If the importer has such a right, then it logically follows that he must avail himself of the right to protest within the statutory period, whether the entry be stamped or not, or be barred of any remedy. If he claimed he had paid duties without a real reliquidation, then he might protest on that account. Not having done so, we think he is barred.
It is argued by appellee that the opinions of this court in United States v. Fensterer & Ruhe, 12 Ct. Cust. Appls. 410, T. D. 40586, and United States v. Andrews & Co., 14 Ct. Cust. Appls. 62, T. D. 41576, depart from the rule announced in the Taylor and Bertrose cases, supra. We can not agree with this contention and see nothing-in the opinions cited which is at all in conflict with the Taylor and Bertrose cases.

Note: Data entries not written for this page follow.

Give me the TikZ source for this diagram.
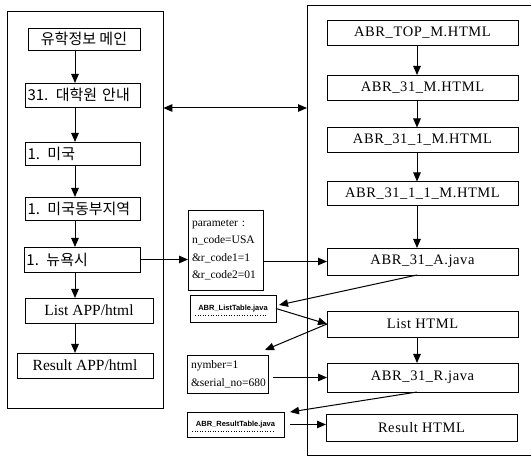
\documentclass[tikz,border=0pt]{standalone}
\usepackage{fontspec}
\setmainfont{Liberation Serif}
\newfontfamily\kr{Noto Sans CJK KR}
\newfontfamily\rs{Liberation Serif}[LetterSpace=4.0]
\newfontfamily\bsans{Liberation Sans}
\usetikzlibrary{arrows.meta,calc}
\tikzset{
  bx/.style={draw, line width=0.9pt, inner sep=0pt, outer sep=0pt},
  krl/.style={bx, font=\kr\fontsize{15}{18}\selectfont, align=left, inner xsep=2.5pt},
  krc/.style={bx, font=\kr\fontsize{15}{18}\selectfont, align=center},
  ltx/.style={bx, font=\fontsize{15.5}{18}\selectfont, align=center},
  rbx/.style={bx, font=\rs\fontsize{14.5}{17}\selectfont, minimum width=191pt, align=center},
  sbx/.style={draw, line width=0.8pt, outer sep=0pt, inner ysep=0pt, inner xsep=4pt, align=left},
  jbx/.style={draw, line width=0.8pt, outer sep=0pt, inner sep=0pt, font=\bsans\bfseries\fontsize{7.5}{9}\selectfont},
  frm/.style={draw, line width=0.7pt},
  arr/.style={-{Triangle[length=9pt,width=7.5pt]}, line width=1pt},
  darr/.style={{Triangle[length=9pt,width=7.5pt]}-{Triangle[length=9pt,width=7.5pt]}, line width=1pt},
}
\begin{document}
\begin{tikzpicture}[x=1pt,y=-1pt]
\useasboundingbox (0,0) rectangle (531,457);
\fill[white] (0,0) rectangle (531,457);

% frames
\node[frm, inner sep=0pt, minimum width=156pt, minimum height=397pt] (lf) at (85,209.5) {};
\coordinate (rfa) at (531,5);
\coordinate (rfb) at (307,5);
\coordinate (rfc) at (307,455);
\coordinate (rfd) at (531,455);
\draw[frm] (rfa) -- (rfb) -- (rfc) -- (rfd);

% axis coordinates for vertical arrows
\coordinate (lax) at (75,0);
\coordinate (rax) at (417,0);

% left column
\node[krc, minimum width=112pt, minimum height=22pt] (n1) at (84,39) {유학정보 메인};
\node[krl, text width=110pt, minimum height=24pt] (n2) at (82.5,95) {31. 대학원 안내};
\node[krl, text width=110pt, minimum height=23pt] (n3) at (82.5,153.5) {1. 미국};
\node[krl, text width=110pt, minimum height=23pt] (n4) at (82.5,208.5) {1. 미국동부지역};
\node[krl, text width=111pt, minimum height=25pt] (n5) at (82,259.5) {1. 뉴욕시};
\node[ltx, minimum width=128pt, minimum height=25pt] (n6) at (89,310.5) {List APP/html};
\node[ltx, minimum width=136pt, minimum height=25pt] (n7) at (85,365.5) {Result APP/html};

\draw[arr] (n1.south -| lax) -- (n2.north -| lax);
\draw[arr] (n2.south -| lax) -- (n3.north -| lax);
\draw[arr] (n3.south -| lax) -- (n4.north -| lax);
\draw[arr] (n4.south -| lax) -- (n5.north -| lax);
\draw[arr] (n5.south -| lax) -- (n6.north -| lax);
\draw[arr] (n6.south -| lax) -- (n7.north -| lax);

% right column
\node[rbx, minimum height=25pt] (r1) at (422.5,32.5) {ABR\_TOP\_M.HTML};
\node[rbx, minimum height=25pt] (r2) at (422.5,87.5) {ABR\_31\_M.HTML};
\node[rbx, minimum height=25pt] (r3) at (422.5,140) {ABR\_31\_1\_M.HTML};
\node[rbx, minimum height=24pt] (r4) at (422.5,193.5) {ABR\_31\_1\_1\_M.HTML};
\node[rbx, minimum height=27pt] (r5) at (422.5,261.5) {ABR\_31\_A.java};
\node[rbx, minimum height=26pt] (r6) at (422.5,324) {List HTML};
\node[rbx, minimum height=29pt] (r7) at (422.5,377.5) {ABR\_31\_R.java};
\node[rbx, minimum height=27pt] (r8) at (421.5,427.5) {Result HTML};

\draw[arr] (r1.south -| rax) -- (r2.north -| rax);
\draw[arr] (r2.south -| rax) -- (r3.north -| rax);
\draw[arr] (r3.south -| rax) -- (r4.north -| rax);
\draw[arr] (r4.south -| rax) -- (r5.north -| rax);
\draw[arr] (r6.south -| rax) -- (r7.north -| rax);

% small boxes
\node[sbx, text width=67pt, minimum height=80pt, font=\fontsize{11.5}{17.5}\selectfont] (pb) at (225.5,250)
  {parameter :\\n\_code=USA\\\&r\_code1=1\\\&r\_code2=01};
\node[jbx, minimum width=86pt, minimum height=27pt] (lt) at (233,308.5) {ABR\_ListTable.java};
\node[sbx, text width=73pt, minimum height=38pt, font=\fontsize{11.5}{18}\selectfont] (nb) at (227.5,374)
  {nymber=1\\\&serial\_no=680};
\node[jbx, minimum width=97pt, minimum height=25pt] (rt) at (235.5,424.5) {ABR\_ResultTable.java};
\draw[dotted, line width=0.6pt] ([shift={(5,-7)}]lt.south west) -- ([shift={(-9,-7)}]lt.south east);
\draw[dotted, line width=0.6pt] ([shift={(5,-6)}]rt.south west) -- ([shift={(-9,-6)}]rt.south east);

% connectors
\draw[darr] (lf.east |- 0,108) -- (rfb |- 0,108);
\draw[arr] (n5.east) -- (n5.east -| pb.west);
\draw[arr] (pb.east |- r5.west) -- (r5.west);
\draw[arr] (r5.south -| rax) -- ([shift={(3,10)}]lt.north east);
\draw[arr] (lt.east) -- (r6.west);
\draw[arr] (r6.west) -- ([shift={(-3,-5)}]nb.north east);
\draw[arr] ([xshift=5pt]nb.east |- r7.west) -- (r7.west);
\draw[arr] (r7.south -| rax) -- ([xshift=6pt]rt.north east);
\draw[arr] ([xshift=6pt]rt.east) -- (r8.west |- rt.east);
\end{tikzpicture}
\end{document}
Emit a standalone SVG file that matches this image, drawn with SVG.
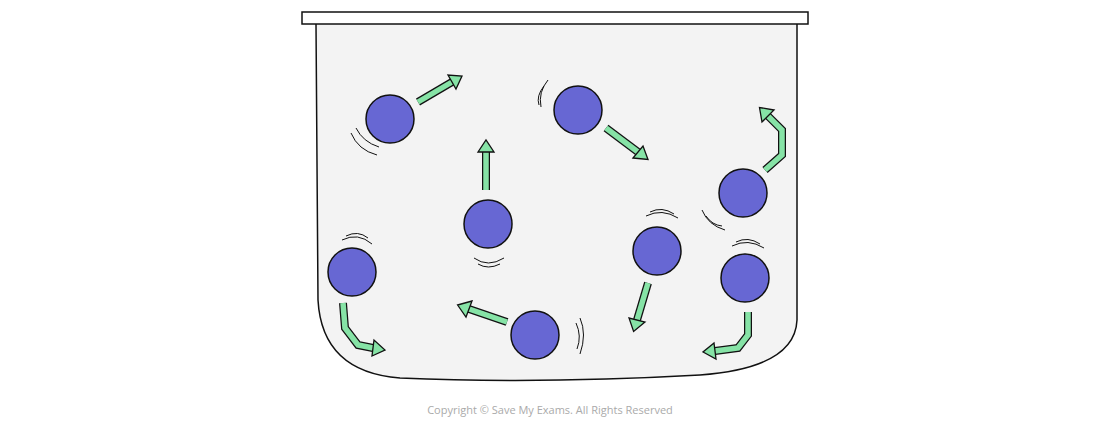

It must be always borne in mind that the Taylor and Bertrose cases, as the case at bar, dealt with distilled spirits, the duties upon which depended entirely upon the importers’ actions, at the time of withdrawal from the warehouse for consumption.
We are of opinion that the conclusions of the court below, in the case at bar, were in harmony with the views here expressed, and that, in its judgment order heretofore quoted, the words “previous reliqui-dation” were intended to refer to the pretended reliquidation of January 10, 1923. As so construed, the judgment of the customs-court is affirmed.